4. İsraf sayılan ve sayılmayan şeyler
Anahatlarıyla insanlar üç sınıftır:
Zarûriyyât ehli, hâciyyât ehli, hüsniyyât ehli.
Zarûriyyât ehli: Olmazsa olmaza sahip olanlardır ki miskinler bu sınıfa dâhildirler.
Hâciyyât ehli: Aslî ihtiyaçlara sahip olanlardır ki fakir ve fakir hükmünde olanlardır.
Hüsniyyât ehli: İhtiyaçlara ve süs olan şeylere sahip olan kimselerdir ki bunlara zengin denilir.

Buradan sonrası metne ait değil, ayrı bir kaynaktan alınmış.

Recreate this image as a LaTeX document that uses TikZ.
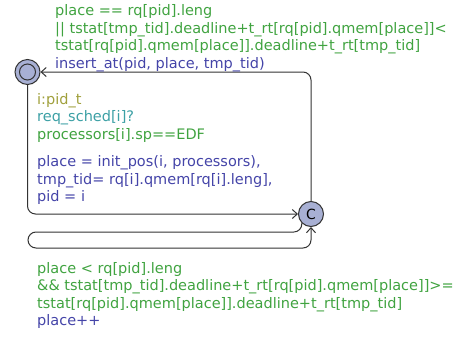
\documentclass[tikz,border=0pt]{standalone}
\usepackage{fontspec}
\setmainfont{DejaVu Sans}
\usetikzlibrary{arrows.meta}
\definecolor{guardc}{RGB}{64,163,64}
\definecolor{updc}{RGB}{68,68,168}
\definecolor{selc}{RGB}{160,160,60}
\definecolor{syncc}{RGB}{60,160,165}
\definecolor{locfill}{RGB}{168,176,212}
\begin{document}
\begin{tikzpicture}
  [x=1pt,y=-1pt,
   loc/.style={circle,draw=black!80,fill=locfill,line width=1pt,minimum size=25pt,inner sep=0pt,font=\fontsize{14}{16}\selectfont},
   edge/.style={draw=black!80,line width=1pt,rounded corners=8pt,-{Straight Barb[length=5pt,width=9pt]}},
   lbl/.style={anchor=base west,inner sep=0pt,align=left,font=\fontsize{14.5}{17.5}\selectfont}]

  \useasboundingbox (0,0) rectangle (467,338);

  % locations
  \node[loc] (init) at (27.5,72) {};
  \draw[line width=1pt,draw=black!80] (init.center) circle (8pt);
  \node[loc] (c) at (311,214) {C};

  % edges
  \draw[edge] (c) |- (init);
  \draw[edge] (init) |- (c);
  \coordinate (l1) at (28,232);
  \coordinate (l2) at (28,248);
  \draw[edge] (c.225) |- (l1) -- (l2) -| (c.south);

  % labels of c -> init (base = last line)
  \node[lbl,text=guardc] (g1) at (55,50.7) {place == rq[pid].leng\\
    || tstat[tmp\_tid].deadline+t\_rt[rq[pid].qmem[place]]<\\
    tstat[rq[pid].qmem[place]].deadline+t\_rt[tmp\_tid]};
  \node[lbl,text=updc] (u1) at (55,68.2) {insert\_at(pid, place, tmp\_tid)};

  % labels of init -> c
  \node[lbl,text=selc] (s2) at (37,104) {i:pid\_t};
  \node[lbl,text=syncc] (y2) at (37,121.5) {req\_sched[i]?};
  \node[lbl,text=guardc] (g2) at (37,139) {processors[i].sp==EDF};
  \node[lbl,text=updc] (u2) at (37,201.7) {place = init\_pos(i, processors),\\
    tmp\_tid= rq[i].qmem[rq[i].leng],\\
    pid = i};

  % labels of c -> c
  \node[lbl,text=guardc] (g3) at (37,308.3) {place < rq[pid].leng\\
    \&\& tstat[tmp\_tid].deadline+t\_rt[rq[pid].qmem[place]]>=\\
    tstat[rq[pid].qmem[place]].deadline+t\_rt[tmp\_tid]};
  \node[lbl,text=updc] (u3) at (37,325) {place++};
\end{tikzpicture}
\end{document}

Zarûriyyât ehline, hâciyyât ehlinin harcadığı şeyler israf sayılır.
Hâciyyât ehline de hüsniyyât ehlinin harcadığı şeyler israf sayılır. Fakat bir üst seviyeye ulaşmaya günah işlemeden ve işlemesi gerekli emirleri terk etmeden gayret ederse bu israf sayılmaz.
“Üç zümreye, üç şey çirkin düşer: İdarecilere sertlik, âlimlere mal sevdası, zenginlere ise cimrilik.”
Molla Câmî
Harcamada ölçü, hesaba çekildiğinde hesabını verebileceği şeydir. Bu harcamayı isteyen akıl mı, zevk mi, ihtiyaç mı, desinler mi? Helalde hesap, haramda azap vardır.

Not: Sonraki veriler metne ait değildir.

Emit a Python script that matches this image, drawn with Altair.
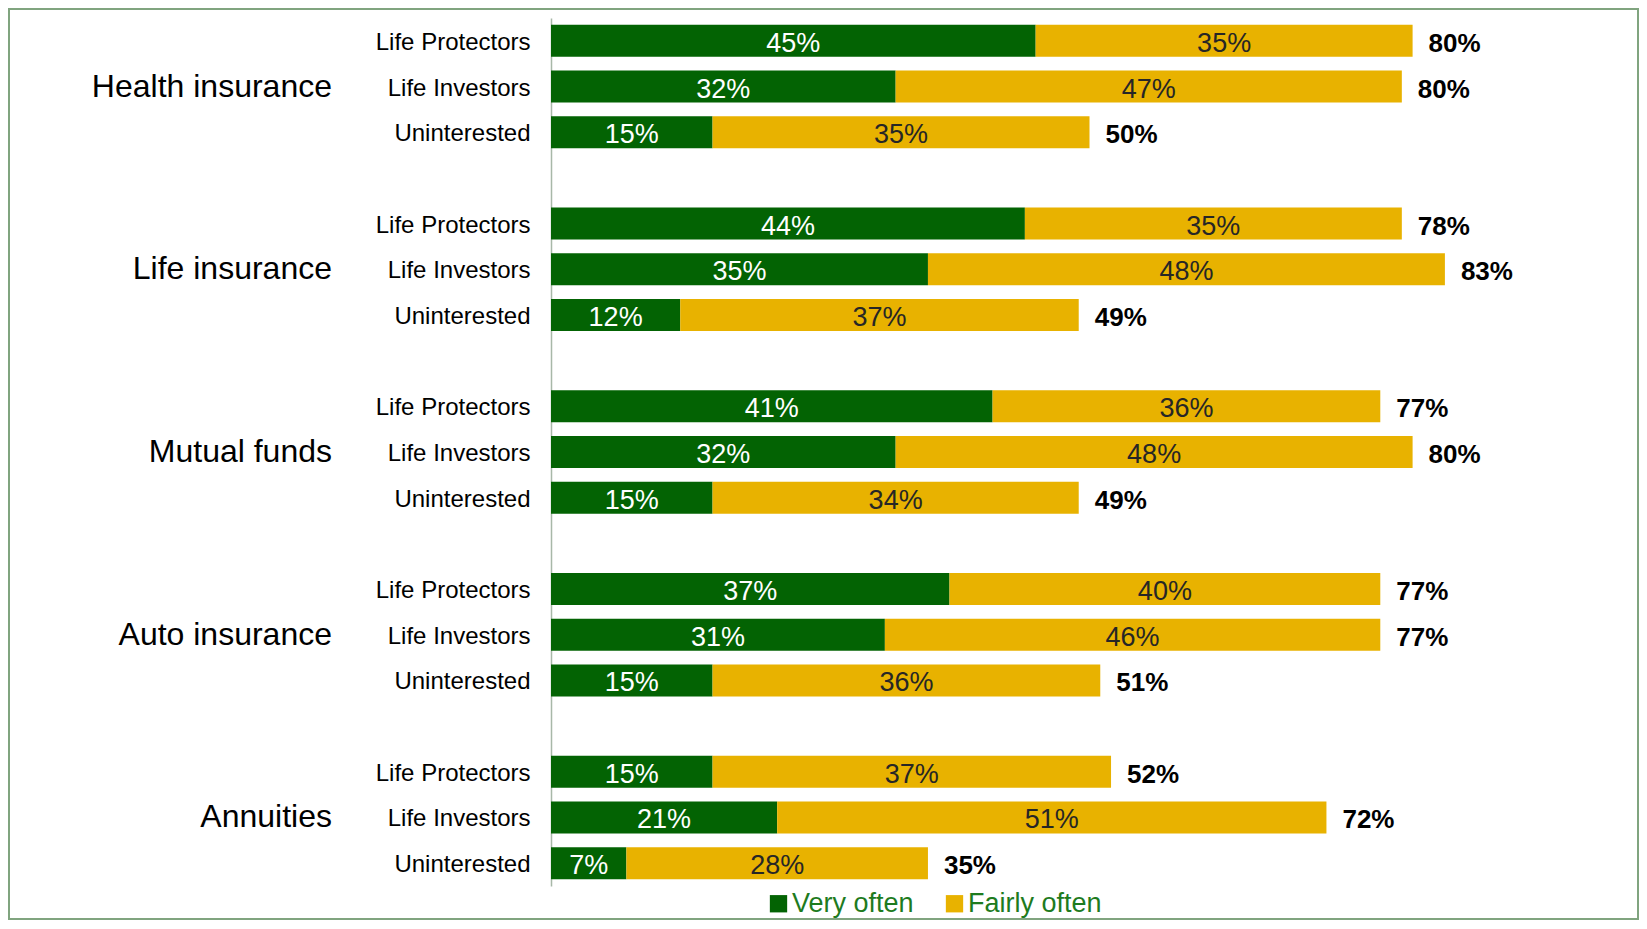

Hududu aşan şeye israf denir.
İsraf, helalden olursa fazlası israftır, haramdan olursa zerresi bile israftır.
İstenilen alınmayınca olmuyor mu, noksanlık oluyor mu? Noksanlık da şahsiyete ve kurumlara zarar veriyor mu?
Kurumlarda çalışanlar, harcadıkları her kuruşun hesabının sorulacağını, hesap sonrasında belirlenen ölçülere uyulmadığında cezalandırılacağını bilmelidirler.
İnsanlar, kendilerine harcama yetkisi verildiğinde, kendi malları olsa nasıl yapacaksalar, bütçeyi de öyle kullanmalı hatta daha hassas olmalıdırlar. İşte bu kimseler kendi başına bırakılmayıp kontrol edilmelidir.